Ces données quantitatives comme qualitatives mettent à mal certaines idées simplistes, comme celles consistant à dire qu'une infection naturelle n'offrait qu'un court répit en terme de protection ; un des arguments notamment mis en avant par les pouvoirs publics pour justifier en France du passage de six à quatre mois de la validité des certificats de rétablissement.

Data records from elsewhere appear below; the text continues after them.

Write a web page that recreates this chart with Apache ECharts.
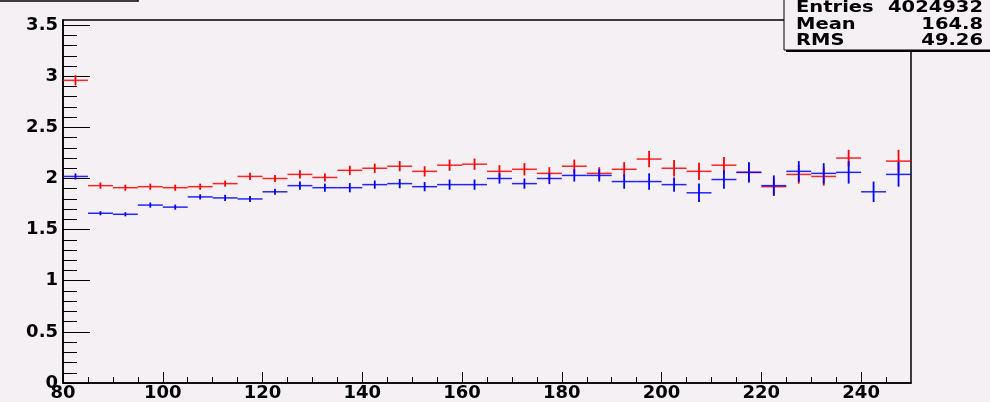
<!DOCTYPE html>
<html>
<head>
<meta charset="utf-8">
<script src="https://cdn.jsdelivr.net/npm/echarts@6/dist/echarts.min.js"></script>
<style>
  html, body { margin: 0; padding: 0; background: #f4f0f4; }
  #chart { width: 990px; height: 402px; }
</style>
</head>
<body>
<div id="chart"></div>
<script>
  var binCenters = [82.5, 87.5, 92.5, 97.5, 102.5, 107.5, 112.5, 117.5, 122.5, 127.5,
    132.5, 137.5, 142.5, 147.5, 152.5, 157.5, 162.5, 167.5, 172.5, 177.5,
    182.5, 187.5, 192.5, 197.5, 202.5, 207.5, 212.5, 217.5, 222.5, 227.5,
    232.5, 237.5, 242.5, 247.5];
  var binWidth = 5;

  var redValues = [2.96, 1.93, 1.91, 1.92, 1.91, 1.92, 1.95, 2.02, 2.00, 2.04,
    2.01, 2.08, 2.10, 2.12, 2.07, 2.13, 2.14, 2.07, 2.09, 2.05,
    2.12, 2.05, 2.09, 2.19, 2.10, 2.07, 2.13, 2.06, 1.92, 2.04,
    2.02, 2.20, null, 2.17];
  var redErrors = [0.05, 0.03, 0.03, 0.03, 0.03, 0.03, 0.03, 0.035, 0.035, 0.04,
    0.04, 0.045, 0.045, 0.05, 0.05, 0.055, 0.055, 0.06, 0.06, 0.06,
    0.065, 0.06, 0.07, 0.08, 0.08, 0.085, 0.08, 0.09, 0.08, 0.09,
    0.09, 0.08, null, 0.11];

  var blueValues = [2.02, 1.66, 1.65, 1.74, 1.72, 1.82, 1.81, 1.80, 1.87, 1.93,
    1.91, 1.91, 1.94, 1.95, 1.92, 1.94, 1.94, 2.00, 1.95, 2.00,
    2.03, 2.03, 1.97, 1.97, 1.94, 1.86, 1.99, 2.06, 1.93, 2.07,
    2.05, 2.06, 1.87, 2.04];
  var blueErrors = [0.03, 0.02, 0.02, 0.025, 0.025, 0.025, 0.03, 0.03, 0.03, 0.04,
    0.04, 0.045, 0.04, 0.045, 0.045, 0.05, 0.05, 0.05, 0.05, 0.055,
    0.06, 0.06, 0.07, 0.08, 0.07, 0.09, 0.09, 0.1, 0.1, 0.1,
    0.1, 0.11, 0.1, 0.12];

  var xMajorTicks = [80, 100, 120, 140, 160, 180, 200, 220, 240];
  var xMinorTicks = [85, 90, 95, 105, 110, 115, 125, 130, 135, 145, 150, 155,
    165, 170, 175, 185, 190, 195, 205, 210, 215, 225, 230, 235, 245];
  var yMajorTicks = [0, 0.5, 1, 1.5, 2, 2.5, 3, 3.5];
  var yMinorTicks = [0.1, 0.2, 0.3, 0.4, 0.6, 0.7, 0.8, 0.9, 1.1, 1.2, 1.3, 1.4,
    1.6, 1.7, 1.8, 1.9, 2.1, 2.2, 2.3, 2.4, 2.6, 2.7, 2.8, 2.9,
    3.1, 3.2, 3.3, 3.4];

  var statLabels = ['Entries', 'Mean', 'RMS'];
  var statValues = ['4024932', '164.8', '49.26'];

  var bg = '#f4f0f4';
  var labelFont = 'DejaVu Sans';

  function toData(values, errors) {
    var out = [];
    for (var i = 0; i < binCenters.length; i++) {
      if (values[i] == null) continue;
      out.push([binCenters[i], values[i], errors[i]]);
    }
    return out;
  }

  function crossRenderer(color) {
    return function (params, api) {
      var x = api.value(0), y = api.value(1), e = api.value(2);
      var l = api.coord([x - binWidth / 2, y]);
      var r = api.coord([x + binWidth / 2, y]);
      var t = api.coord([x, y + e]);
      var b = api.coord([x, y - e]);
      return {
        type: 'group',
        children: [
          { type: 'line', shape: { x1: l[0], y1: l[1], x2: r[0], y2: r[1] },
            style: { stroke: color, lineWidth: 1.5, opacity: 0.85 } },
          { type: 'line', shape: { x1: t[0], y1: t[1], x2: b[0], y2: b[1] },
            style: { stroke: color, lineWidth: 1.8 } }
        ]
      };
    };
  }

  var myChart = echarts.init(document.getElementById('chart'));

  var statGraphics = [
    { type: 'rect', shape: { x: 786, y: 0, width: 210, height: 52 }, style: { fill: '#000' }, z: 100 },
    { type: 'rect', shape: { x: 784, y: -2, width: 210, height: 52 }, style: { fill: bg, stroke: '#000', lineWidth: 1 }, z: 101 },
    { type: 'rect', shape: { x: -5, y: -20, width: 143, height: 21 }, style: { fill: 'none', stroke: '#000', lineWidth: 1.5 }, z: 101 }
  ];
  for (var i = 0; i < statLabels.length; i++) {
    var cy = 8 + i * 16.7;
    statGraphics.push({
      type: 'text', x: 796, y: cy, scaleX: 1.3, z: 102,
      style: { text: statLabels[i], fill: '#000', font: 'bold 15px ' + labelFont,
        textAlign: 'left', textVerticalAlign: 'middle' }
    });
    statGraphics.push({
      type: 'text', x: 983, y: cy, scaleX: 1.3, z: 102,
      style: { text: statValues[i], fill: '#000', font: 'bold 15px ' + labelFont,
        textAlign: 'right', textVerticalAlign: 'middle' }
    });
  }

  var option = {
    backgroundColor: bg,
    animation: false,
    grid: {
      left: 63, right: 79, top: 20, bottom: 18,
      show: true, borderColor: '#000', borderWidth: 1.5, backgroundColor: bg
    },
    xAxis: [
      {
        type: 'value', min: 80, max: 250, position: 'bottom',
        axisLine: { show: true, lineStyle: { color: '#000', width: 1.5 } },
        axisTick: { show: true, inside: true, length: 11, customValues: xMajorTicks,
          lineStyle: { color: '#000', width: 1 } },
        axisLabel: { customValues: xMajorTicks, margin: 1, color: '#000',
          fontFamily: labelFont, fontWeight: 'bold', fontSize: 18 },
        splitLine: { show: false }
      },
      {
        type: 'value', min: 80, max: 250, position: 'bottom',
        axisLine: { show: false },
        axisTick: { show: true, inside: true, length: 6, customValues: xMinorTicks,
          lineStyle: { color: '#000', width: 1 } },
        axisLabel: { show: false },
        splitLine: { show: false }
      }
    ],
    yAxis: [
      {
        type: 'value', min: 0, max: 3.55, position: 'left',
        axisLine: { show: true, lineStyle: { color: '#000', width: 1.5 } },
        axisTick: { show: true, inside: true, length: 27, customValues: yMajorTicks,
          lineStyle: { color: '#000', width: 1 } },
        axisLabel: { customValues: yMajorTicks, margin: 5, color: '#000',
          fontFamily: labelFont, fontWeight: 'bold', fontSize: 18 },
        splitLine: { show: false }
      },
      {
        type: 'value', min: 0, max: 3.55, position: 'left',
        axisLine: { show: false },
        axisTick: { show: true, inside: true, length: 14, customValues: yMinorTicks,
          lineStyle: { color: '#000', width: 1 } },
        axisLabel: { show: false },
        splitLine: { show: false }
      }
    ],
    series: [
      {
        name: 'red', type: 'custom', xAxisIndex: 0, yAxisIndex: 0,
        renderItem: crossRenderer('#ff0000'),
        data: toData(redValues, redErrors), clip: true, z: 3
      },
      {
        name: 'blue', type: 'custom', xAxisIndex: 0, yAxisIndex: 0,
        renderItem: crossRenderer('#0000ff'),
        data: toData(blueValues, blueErrors), clip: true, z: 4
      }
    ],
    graphic: statGraphics
  };

  myChart.setOption(option);
  window.addEventListener('resize', function () {
    myChart.resize();
  });
</script>
</body>
</html>
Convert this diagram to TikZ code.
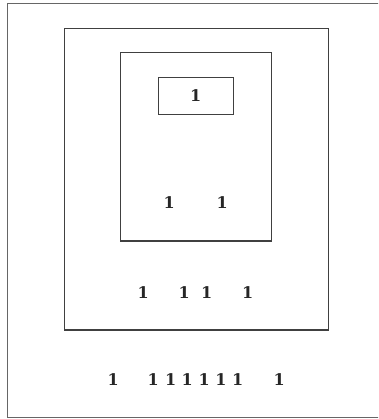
\documentclass[tikz,border=0pt]{standalone}
\usepackage{fontspec}
\setmainfont{DejaVu Serif}
\begin{document}
\begin{tikzpicture}[x=1pt,y=-1pt,
  frame/.style={draw=gray!80!black,line width=1.2pt},
  box/.style={draw=black!75,line width=1.1pt},
  num/.style={inner sep=0pt,font=\fontsize{16}{16}\selectfont\bfseries,text=black!85}]
\useasboundingbox (0,0) rectangle (378,419);
\begin{scope}
\clip (0,0) rectangle (378,419);
\draw[frame] (390,3.8) -- (7.2,3.8) -- (7.2,417.8) -- (390,417.8);
\end{scope}
\draw[box] (64.3,28.7) rectangle (328.3,330);
\draw[box] (120.7,52.7) rectangle (271.7,241);
\draw[box] (158.3,77.7) rectangle (233.3,114.7);
\node[num] (a) at (195.7,95.7) {1};
\node[num] (b1) at (169.3,202.7) {1};
\node[num] (b2) at (222.3,202.7) {1};
\node[num] (c1) at (143.3,292.7) {1};
\node[num] (c2) at (184.3,292.7) {1};
\node[num] (c3) at (206.7,292.7) {1};
\node[num] (c4) at (247.7,292.7) {1};
\foreach \x [count=\i] in {113.3,153.3,170.7,187.3,204.3,221,237.7,279.3}
  \node[num] (d\i) at (\x,380) {1};
\end{tikzpicture}
\end{document}
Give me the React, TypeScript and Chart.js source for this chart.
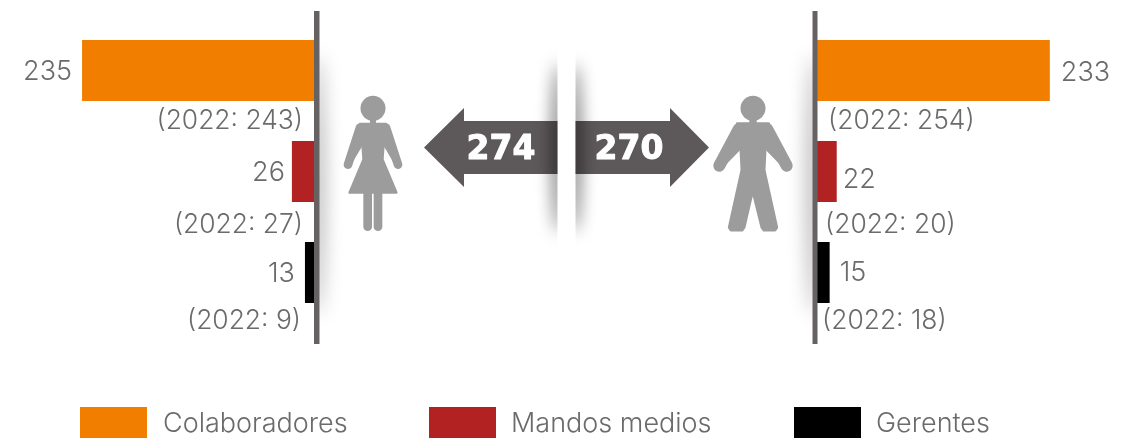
import React, { useEffect, useRef } from "react";
import { Chart, registerables } from "chart.js";

Chart.register(...registerables);

const categories = ["Colaboradores", "Mandos medios", "Gerentes"];
const colors = ["#f27e00", "#b22222", "#000000"];
const women = [235, 26, 13];
const men = [233, 22, 15];
const women2022 = [243, 27, 9];
const men2022 = [254, 20, 18];
const womenTotal = "274";
const menTotal = "270";

const FONT = "Inter";
const TEXT = "#6b6b6b";
const ARROW = "#5d5859";
const FIG = "#9c9c9c";

// label offsets relative to bar end (dx) and bar centre (dy)
const leftValueGap = [10, 7, 10];
const rightValueGap = [11, 6, 10];
const rightValueDy = [2, 8, 0];
const leftPrevX = [303, 303, 301];
const rightPrevX = [828, 825, 822];
const prevY = [121, 225, 321];

function softShadow(ctx: CanvasRenderingContext2D, clipX: number, clipW: number, cx: number, cy: number, rx: number, ry: number, blur: number, alpha: number) {
  ctx.save();
  ctx.beginPath();
  ctx.rect(clipX, 0, clipW, 440);
  ctx.clip();
  ctx.filter = `blur(${blur}px)`;
  ctx.fillStyle = `rgba(0,0,0,${alpha})`;
  ctx.beginPath();
  ctx.ellipse(cx, cy, rx, ry, 0, 0, Math.PI * 2);
  ctx.fill();
  ctx.restore();
}

function poly(ctx: CanvasRenderingContext2D, ox: number, oy: number, pts: number[][], round = 0) {
  ctx.beginPath();
  pts.forEach(([x, y], i) => {
    const px = ox + x / 3, py = oy + y / 3;
    if (i) ctx.lineTo(px, py); else ctx.moveTo(px, py);
  });
  ctx.closePath();
  ctx.fill();
  if (round) { ctx.lineWidth = round; ctx.stroke(); }
}

function seg(ctx: CanvasRenderingContext2D, ox: number, oy: number, a: number[], b: number[], w: number) {
  ctx.lineWidth = w / 3;
  ctx.lineCap = "round";
  ctx.beginPath();
  ctx.moveTo(ox + a[0] / 3, oy + a[1] / 3);
  ctx.lineTo(ox + b[0] / 3, oy + b[1] / 3);
  ctx.stroke();
}

function drawWoman(ctx: CanvasRenderingContext2D) {
  const ox = 340, oy = 40;
  ctx.fillStyle = FIG; ctx.strokeStyle = FIG; ctx.lineJoin = "round";
  ctx.beginPath(); ctx.arc(ox + 99 / 3, oy + 205 / 3, 12.5, 0, Math.PI * 2); ctx.fill();
  poly(ctx, ox, oy, [[90, 235], [108, 235], [108, 250], [90, 250]]);
  poly(ctx, ox, oy, [[60, 251], [138, 251], [131, 318], [128, 358], [170, 458], [28, 458], [70, 358], [67, 318]], 2);
  seg(ctx, ox, oy, [60, 263], [24, 374], 26);
  seg(ctx, ox, oy, [138, 263], [174, 374], 26);
  poly(ctx, ox, oy, [[52, 262], [36, 370], [67, 318], [75, 260]]);
  poly(ctx, ox, oy, [[146, 262], [162, 370], [131, 318], [123, 260]]);
  seg(ctx, ox, oy, [83, 462], [83, 560], 26);
  seg(ctx, ox, oy, [114, 462], [114, 560], 26);
}

function drawMan(ctx: CanvasRenderingContext2D) {
  const ox = 560, oy = 40;
  ctx.fillStyle = FIG; ctx.strokeStyle = FIG; ctx.lineJoin = "round";
  ctx.beginPath(); ctx.arc(ox + 579 / 3, oy + 205 / 3, 12.5, 0, Math.PI * 2); ctx.fill();
  poly(ctx, ox, oy, [[568, 235], [590, 235], [590, 250], [568, 250]]);
  poly(ctx, ox, oy, [[532, 251], [626, 251], [615, 328], [612, 390], [650, 562], [645, 570], [612, 570], [606, 562], [578, 450], [552, 562], [546, 570], [513, 570], [508, 562], [546, 390], [543, 328]], 3);
  seg(ctx, ox, oy, [536, 268], [478, 377], 36);
  seg(ctx, ox, oy, [622, 268], [680, 377], 36);
  poly(ctx, ox, oy, [[540, 255], [494, 378], [543, 328], [560, 255]]);
  poly(ctx, ox, oy, [[618, 255], [664, 378], [615, 328], [598, 255]]);
}

function drawArrow(ctx: CanvasRenderingContext2D, base: number, neck: number, tip: number) {
  ctx.fillStyle = ARROW;
  ctx.beginPath();
  ctx.moveTo(base, 121);
  ctx.lineTo(neck, 121);
  ctx.lineTo(neck, 108);
  ctx.lineTo(tip, 147.5);
  ctx.lineTo(neck, 187);
  ctx.lineTo(neck, 174);
  ctx.lineTo(base, 174);
  ctx.closePath();
  ctx.fill();
}

const decor = {
  id: "decor",
  afterDatasetsDraw(chart: any) {
    const ctx: CanvasRenderingContext2D = chart.ctx;
    ctx.save();

    // soft shadows of the dividers
    softShadow(ctx, 319, 40, 318, 185, 6, 130, 9, 0.33);
    softShadow(ctx, 775, 38, 813, 185, 6, 130, 9, 0.33);

    // divider lines
    ctx.fillStyle = "#666264";
    ctx.fillRect(314, 11, 5.5, 333);
    ctx.fillRect(812.5, 11, 5, 333);

    // arrows, with the centre shadows over them
    drawArrow(ctx, 557.5, 464, 424);
    drawArrow(ctx, 575.5, 670, 709);
    softShadow(ctx, 520, 37.5, 558, 148, 6, 85, 8, 0.55);
    softShadow(ctx, 575.5, 40, 575, 148, 6, 85, 8, 0.55);
    ctx.textBaseline = "middle";
    ctx.textAlign = "center";
    ctx.fillStyle = "#ffffff";
    ctx.strokeStyle = "#ffffff";
    ctx.lineWidth = 1;
    ctx.lineJoin = "round";
    ctx.font = `bold 33px "DejaVu Sans"`;
    ctx.fillText(womenTotal, 501, 150);
    ctx.strokeText(womenTotal, 501, 150);
    ctx.fillText(menTotal, 629, 150);
    ctx.strokeText(menTotal, 629, 150);

    // figures
    drawWoman(ctx);
    drawMan(ctx);

    // labels
    const xL = chart.scales.xL, xR = chart.scales.xR, y = chart.scales.y;
    ctx.fillStyle = TEXT;
    categories.forEach((_, i) => {
      const cy = y.getPixelForValue(i);
      ctx.font = `300 27px ${FONT}`;
      ctx.textAlign = "right";
      ctx.fillText(String(women[i]), xL.getPixelForValue(women[i]) - leftValueGap[i], cy + 1);
      ctx.textAlign = "left";
      ctx.fillText(String(men[i]), xR.getPixelForValue(men[i]) + rightValueGap[i], cy + rightValueDy[i]);
      ctx.font = `300 26.4px ${FONT}`;
      ctx.textAlign = "right";
      ctx.fillText(`(2022: ${women2022[i]})`, leftPrevX[i], prevY[i]);
      ctx.textAlign = "left";
      ctx.fillText(`(2022: ${men2022[i]})`, rightPrevX[i], prevY[i]);
    });

    // legend
    const legendBox = [80, 429, 794];
    const legendText = [163, 511, 876];
    ctx.textAlign = "left";
    ctx.font = `300 27px ${FONT}`;
    categories.forEach((c, i) => {
      ctx.fillStyle = colors[i];
      ctx.fillRect(legendBox[i], 407, 67, 31);
      ctx.fillStyle = TEXT;
      ctx.fillText(c, legendText[i], 424);
    });
    ctx.restore();
  },
};

export default function App() {
  const ref = useRef<HTMLCanvasElement>(null);
  useEffect(() => {
    document.body.style.margin = "0";
    const chart = new Chart(ref.current!, {
      type: "bar",
      data: {
        labels: categories,
        datasets: [
          { label: "Mujeres", data: women, backgroundColor: colors, xAxisID: "xL", barPercentage: 61 / 101, categoryPercentage: 1, grouped: false } as any,
          { label: "Hombres", data: men, backgroundColor: colors, xAxisID: "xR", barPercentage: 61 / 101, categoryPercentage: 1, grouped: false } as any,
        ],
      },
      options: {
        indexAxis: "y",
        animation: false,
        responsive: false,
        layout: { padding: { top: 20, bottom: 117, left: 0, right: 0 } },
        plugins: { legend: { display: false }, tooltip: { enabled: false } },
        scales: {
          y: { display: false, grid: { display: false } },
          xL: { display: false, reverse: true, min: -(1126 - 318) / 1.004, max: 318 / 1.004 },
          xR: { display: false, min: -814.5 / 1.01, max: (1126 - 814.5) / 1.01 },
        },
      } as any,
      plugins: [decor],
    });
    return () => chart.destroy();
  }, []);
  return <canvas ref={ref} width={1126} height={440} style={{ display: "block", background: "#fff" }} />;
}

À l’heure où la moitié des Français auraient été contaminés par le Covid-19 depuis le début de la pandémie, et où de plus en plus de citoyens ont été infectés par le variant Omicron, moins symptomatique mais plus contagieux, ces données poussent à l’optimisme, car elles signifient que nous sommes possiblement de plus en plus nombreux à avoir développé cette immunité naturelle, apparemment plus viable sur le long terme que celle conférée par les vaccins.
Sources
"SARS-CoV-2 infection rates of antibody-positive compared with antibody-negative health-care workers in England: a large, multicentre, prospective cohort study (SIREN)"
Lancet. avril 2021
“Protection against the Omicron Variant from Previous SARS-CoV-2 Infection”, New England Journal of Medicine, 9 février 2022
"Risk of Reinfection After Seroconversion to Severe Acute Respiratory Syndrome Coronavirus 2 (SARS-CoV-2): A Population-based Propensity-score Matched Cohort Study", Clin Infect Dis, Mars 2022
Communiqué de la Société européenne de microbiologie clinique et de maladies infectieuses, 10 février 2022.